Luís José Gomes Machado Guerreiro Pacheco nasceu em Lisboa a 7 de Maio de 1925. Trata-se de um escritor, editor, polemista, epistológrafo e crítico de literatura portuguesa.
Desde cedo manifestou talentosa propensão para a escrita. Chegou a frequentar o primeiro ano do curso de Filologia Românica da Faculdade de Letras de Lisboa, mas devido a dificuldades financeiras teve de abandonar os estudos. A partir de 1946 trabalhou como agente fiscal da Inspecção Geral dos Espectáculos, acabando em dada altura por se demitir dessas funções por se ter cansado do emprego. Desde então teve uma existência atribulada. Sem ter com que sustentar a família que crescia, chegou por vezes a viver na maior das misérias, submetido a esmolas e donativos, vendo-se obrigado a hospedar-se em quartos alugados ou albergues. Esse período difícil da vida inspirou-lhe o conto «Comunidade», considerado por muitos a sua melhor obra.
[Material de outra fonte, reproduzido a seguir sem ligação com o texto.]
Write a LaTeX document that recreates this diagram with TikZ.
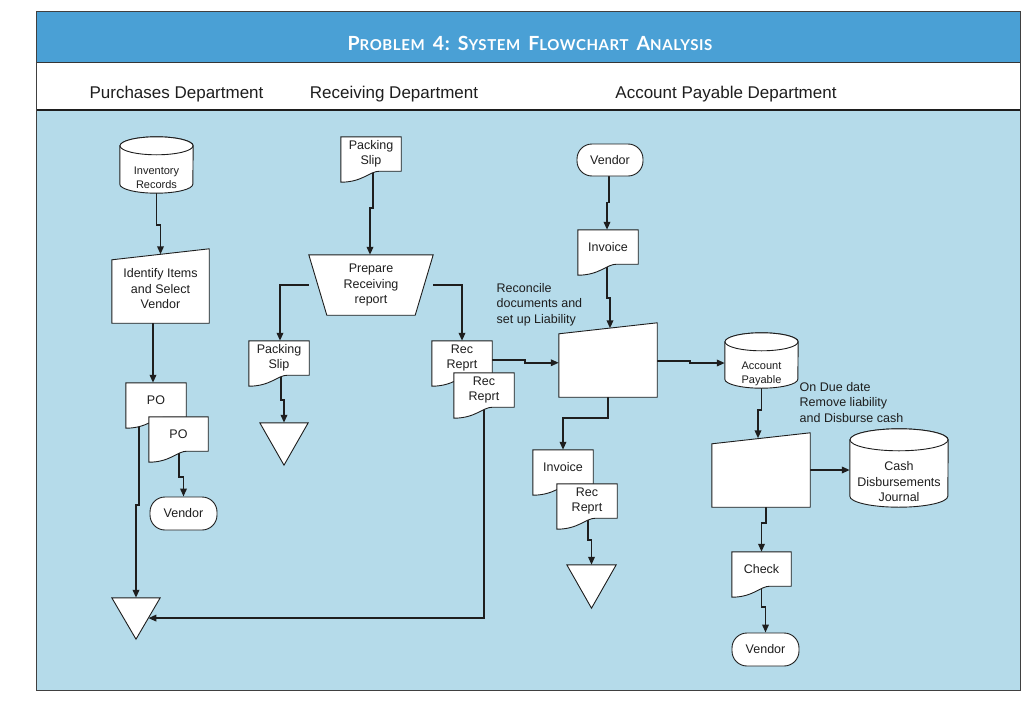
\documentclass[tikz,border=0pt]{standalone}
\usepackage{fontspec}
\setmainfont{Liberation Sans}
\newfontfamily\titlefont{Lato}[LetterSpace=4]
\usetikzlibrary{arrows.meta,calc}
\pgfdeclarelayer{back}\pgfdeclarelayer{conn}\pgfdeclarelayer{mid}
\pgfsetlayers{back,conn,mid,main}
\definecolor{titleblue}{RGB}{74,160,213}
\definecolor{bodyblue}{RGB}{181,219,234}
\definecolor{ink}{RGB}{30,30,30}
\tikzset{
  box/.style={inner sep=0pt, align=center, font=\fontsize{12.5}{15.5}\selectfont, text=ink},
  small/.style={inner sep=0pt, align=center, font=\fontsize{11}{14}\selectfont, text=ink},
  lbl/.style={inner sep=0pt, align=left, font=\fontsize{12.5}{15.5}\selectfont, text=ink},
  hdr/.style={inner sep=0pt, font=\fontsize{17}{20}\selectfont, text=ink},
  shp/.style={draw=ink, line width=0.9pt, fill=white},
  term/.style={box, draw=ink, line width=0.9pt, fill=white, rounded corners=15pt},
  arr/.style={draw=ink, line width=1.8pt, -{Triangle[length=8pt,width=6.5pt]}},
}
\newcommand\DocShape[1]{\begin{pgfonlayer}{mid}\draw[shp] (#1.north west) -- (#1.north east) -- (#1.south east) -- ($(#1.south west)!0.64!(#1.south east)$) .. controls ($(#1.south west)!0.48!(#1.south east)$) and ([yshift=-11pt]$(#1.south west)!0.36!(#1.south east)$) .. ([yshift=-11pt]#1.south west) -- cycle;\end{pgfonlayer}}
\newcommand\ManShape[1]{\begin{pgfonlayer}{mid}\draw[shp] (#1.south west) -- ([yshift=-5.5pt]#1.north west) -- ([yshift=5.5pt]#1.north east) -- (#1.south east) -- cycle;\end{pgfonlayer}}
\newcommand\TriShape[1]{\begin{pgfonlayer}{mid}\draw[shp] (#1.north west) -- (#1.north east) -- (#1.south) -- cycle;\end{pgfonlayer}}
\newcommand\TrapShape[1]{\begin{pgfonlayer}{mid}\draw[shp] (#1.north west) -- (#1.north east) -- ([xshift=-18pt]#1.south east) -- ([xshift=18pt]#1.south west) -- cycle;\end{pgfonlayer}}
\newcommand\CylShape[3]{\begin{pgfonlayer}{mid}\draw[shp] ([yshift=-#3]#1.north west) -- ([yshift=#3]#1.south west) arc[start angle=180,end angle=360,x radius=#2,y radius=#3] -- ([yshift=-#3]#1.north east) arc[start angle=0,end angle=180,x radius=#2,y radius=#3] -- cycle;
\draw[shp] ([yshift=-#3]#1.north) ellipse[x radius=#2,y radius=#3];\end{pgfonlayer}}
\newcommand\BigC[1]{{\fontsize{19.5}{20}\selectfont #1}}
\newcommand\SmC[1]{{\fontsize{15}{20}\selectfont #1}}
\newcommand\WGap{\hspace{8pt}}
\begin{document}
\begin{tikzpicture}[x=1pt,y=-1pt]
\useasboundingbox (0,0) rectangle (1027,717);
\begin{pgfonlayer}{back}
\fill[white] (0,0) rectangle (1027,717);
\fill[titleblue] (36,12) rectangle (1020,62);
\fill[bodyblue] (36,110) rectangle (1020,690);
\draw[ink!90, line width=0.9pt] (36,62) -- (1020,62);
\draw[ink, line width=1.8pt] (36,110) -- (1020,110);
\draw[ink!85, line width=1pt] (36,12) rectangle (1020,690);
\end{pgfonlayer}
% title and headers
\node[inner sep=0pt, text=white, font=\titlefont\bfseries] (title) at (530,43)
  {\BigC{P}\SmC{ROBLEM}\WGap\BigC{4:}\WGap\BigC{S}\SmC{YSTEM}\WGap\BigC{F}\SmC{LOWCHART}\WGap\BigC{A}\SmC{NALYSIS}};
\node[hdr] (hP) at (176.5,94.5) {Purchases Department};
\node[hdr] (hR) at (394,94.5) {Receiving Department};
\node[hdr] (hA) at (726,94.5) {Account Payable Department};
% Purchases department
\node[box, minimum width=73pt, minimum height=56pt] (inv) at (156.5,165) {};
\CylShape{inv}{36.5pt}{9pt}
\node[small] (invT) at (156.5,178) {Inventory\\Records};
\node[box, minimum width=97pt, minimum height=68.5pt] (idf) at (160.5,288.75) {Identify Items\\and Select\\Vendor};
\ManShape{idf}
\node[box, minimum width=60pt, minimum height=34pt] (po1) at (156,400) {PO};
\DocShape{po1}
\node[box, minimum width=59pt, minimum height=34pt] (po2) at (178.5,434) {PO};
\DocShape{po2}
\node[term, minimum width=67pt, minimum height=33pt] (ven1) at (183.5,513.5) {Vendor};
\node[box, minimum width=48pt, minimum height=41pt] (tri1) at (136,618.5) {};
\TriShape{tri1}
\coordinate (t1in) at ($(tri1.north east)!0.49!(tri1.south)$);
% Receiving department
\node[box, minimum width=60pt, minimum height=34pt] (ps1) at (371,154) {Packing\\Slip};
\DocShape{ps1}
\node[box, minimum width=124pt, minimum height=60pt] (prep) at (371,285) {Prepare\\Receiving\\report};
\TrapShape{prep}
\node[box, minimum width=60pt, minimum height=34pt] (ps2) at (279,358) {Packing\\Slip};
\DocShape{ps2}
\node[box, minimum width=48pt, minimum height=42pt] (tri2) at (284,444) {};
\TriShape{tri2}
\node[box, minimum width=60pt, minimum height=34pt] (rr1) at (462,358) {Rec\\Reprt};
\DocShape{rr1}
\node[box, minimum width=60pt, minimum height=34pt] (rr2) at (484,390) {Rec\\Reprt};
\DocShape{rr2}
% Account payable department
\node[term, minimum width=66pt, minimum height=32pt] (venA) at (610,160) {Vendor};
\node[box, minimum width=60pt, minimum height=34pt] (invc) at (608,247) {Invoice};
\DocShape{invc}
\node[box, minimum width=98pt, minimum height=68.5pt] (rec) at (608,362.75) {};
\ManShape{rec}
\node[lbl, anchor=north west] (recL) at (496.5,283) {Reconcile\\documents and\\set up Liability};
\node[box, minimum width=73pt, minimum height=55pt] (ap) at (761.5,360.5) {};
\CylShape{ap}{36.5pt}{9pt}
\node[small] (apT) at (761.5,374) {Account\\Payable};
\node[lbl, anchor=north west] (dueL) at (799.5,382) {On Due date\\Remove liability\\and Disburse cash};
\node[box, minimum width=60pt, minimum height=34pt] (inv2) at (563,467) {Invoice};
\DocShape{inv2}
\node[box, minimum width=60pt, minimum height=34pt] (rr3) at (587,501) {Rec\\Reprt};
\DocShape{rr3}
\node[box, minimum width=49pt, minimum height=43pt] (tri3) at (591.5,586.5) {};
\TriShape{tri3}
\node[box, minimum width=98pt, minimum height=68.5pt] (dis) at (761,472.75) {};
\ManShape{dis}
\node[box, minimum width=98pt, minimum height=78pt] (cash) at (899,468) {};
\CylShape{cash}{49pt}{11pt}
\node[box] (cashT) at (899,482) {Cash\\Disbursements\\Journal};
\node[box, minimum width=59pt, minimum height=34pt] (chk) at (761.5,569) {Check};
\DocShape{chk}
\node[term, minimum width=67pt, minimum height=33pt] (ven2) at (765.5,649.5) {Vendor};
% connectors
\begin{pgfonlayer}{conn}
\draw[arr] (inv.south) -- ++(0,32) -| (idf.north);
\draw[arr] ([xshift=-7.5pt]idf.south) -- ([xshift=-7.5pt]idf.south |- po1.north);
\draw[arr] ([xshift=-17pt]po1.south) -- ++(0,88) -| (tri1.north);
\draw[arr] ([xshift=0.5pt]po2.south) -- ++(0,26) -| (ven1.north);
\draw[arr] ([xshift=2pt]ps1.south) -- ++(0,37) -| ([xshift=-1pt]prep.north);
\draw[arr] (prep.west) -| ([xshift=1pt]ps2.north);
\draw[arr] (prep.east) -| (rr1.north);
\draw[arr] ([xshift=2pt]ps2.south) -- ++(0,25) -| (tri2.north);
\draw[arr] ([yshift=-2pt]rr1.east) -- ++(33,0) |- (rec.west);
\draw[arr] (rr2.south) |- (t1in);
\draw[arr] ([xshift=-1pt]venA.south) -- ++(0,26) -| ([xshift=-1pt]invc.north);
\draw[arr] ([xshift=-1pt]invc.south) -- ++(0,34) -| ([xshift=2pt]rec.north);
\draw[arr] ([yshift=1.75pt]rec.east) -- ++(33,0) |- ([yshift=-2.5pt]ap.west);
\draw[arr] (rec.south) -- ++(0,21) -| (inv2.north);
\draw[arr] ([xshift=1pt]rr3.south) -- ++(0,22) -| (tri3.north);
\draw[arr] (ap.south) -- ++(0,22) -| ([xshift=-3pt]dis.north);
\draw[arr] ([yshift=2.75pt]dis.east) -- ([yshift=2.75pt]dis.east -| cash.west);
\draw[arr] ([xshift=5pt]dis.south) -- ++(0,16) -| (chk.north);
\draw[arr] (chk.south) -- ++(0,21) -| (ven2.north);
\end{pgfonlayer}
\end{tikzpicture}
\end{document}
Começou a publicar a partir de 1945 diversos artigos em variadíssimos jornais e revistas, tal como «O Globo», «Bloco», «Afinidades», «O Volante», «Diário Ilustrado», «Diário Popular» e «Seara Nova». Em 1950, decidiu-se a fundar uma editora, a «Contraponto», onde editou escritores de gabarito como Raul Leal, José Cardoso Pires, Mário Cesariny, António Maria Lisboa, Natália Correia, Herberto Hélder, Vergílio Ferreira, etc., tendo sido amigo de muitos deles.
Dedicou-se especialmente à crítica literária e cultural, tornando-se muito conhecido, e por aí temido também, pelas seus escritos sarcásticos, irreverentes, assaz mordazes e polémicos. Denunciou a desonestidade intelectual e a censura imposta pelo regime salazarista. A sua obra literária tem um forte pendor autobiográfico e libertino, inserindo-se naquilo a que ele próprio chamou de corrente «neo-abjeccionista». Debilitado fisicamente, mas ainda capaz de dar entrevistas para jornais, vive num lar no Príncipe Real em Lisboa. 2002 = PALAVRA PUXA PALAVRA
«Há gajos que só querem ser ídolos!»
«Não se vende prosa a granel...»
A actual situação de Luiz Pacheco, face à lucidez que apresenta, comove, revolta, decepciona e sobretudo assusta. Todavia, também enleva e inspira a urgente procura de soluções colectivas que satisfaçam uma velhice digna que valha a pena fruir.
Na história da literatura portuguesa Luiz Pacheco ficará entre os mais controversos escritores. Trata-se de um autor-editor maldizente e cronista feroz, aquele que subscreveu alguns dos textos incisivamente malditos. Tem hoje 77 anos e vive "rodeado de fantasmas" num exíguo quarto da Liga dos Amigos dos Hospitais, no Jardim do Príncipe Real, em Lisboa.
Alguns dias após a reedição da brochura «Os doutores, a salvação e o Menino Jesus», foi agradável e estimulante passar uma tarde em convívio com um homem que não teme a morte após uma vida passada a «dar porrada em muita gente». Em discurso directo, aqui se apresenta a interessante transcrição possível das suas impressões no decurso de uma muito animada conversação.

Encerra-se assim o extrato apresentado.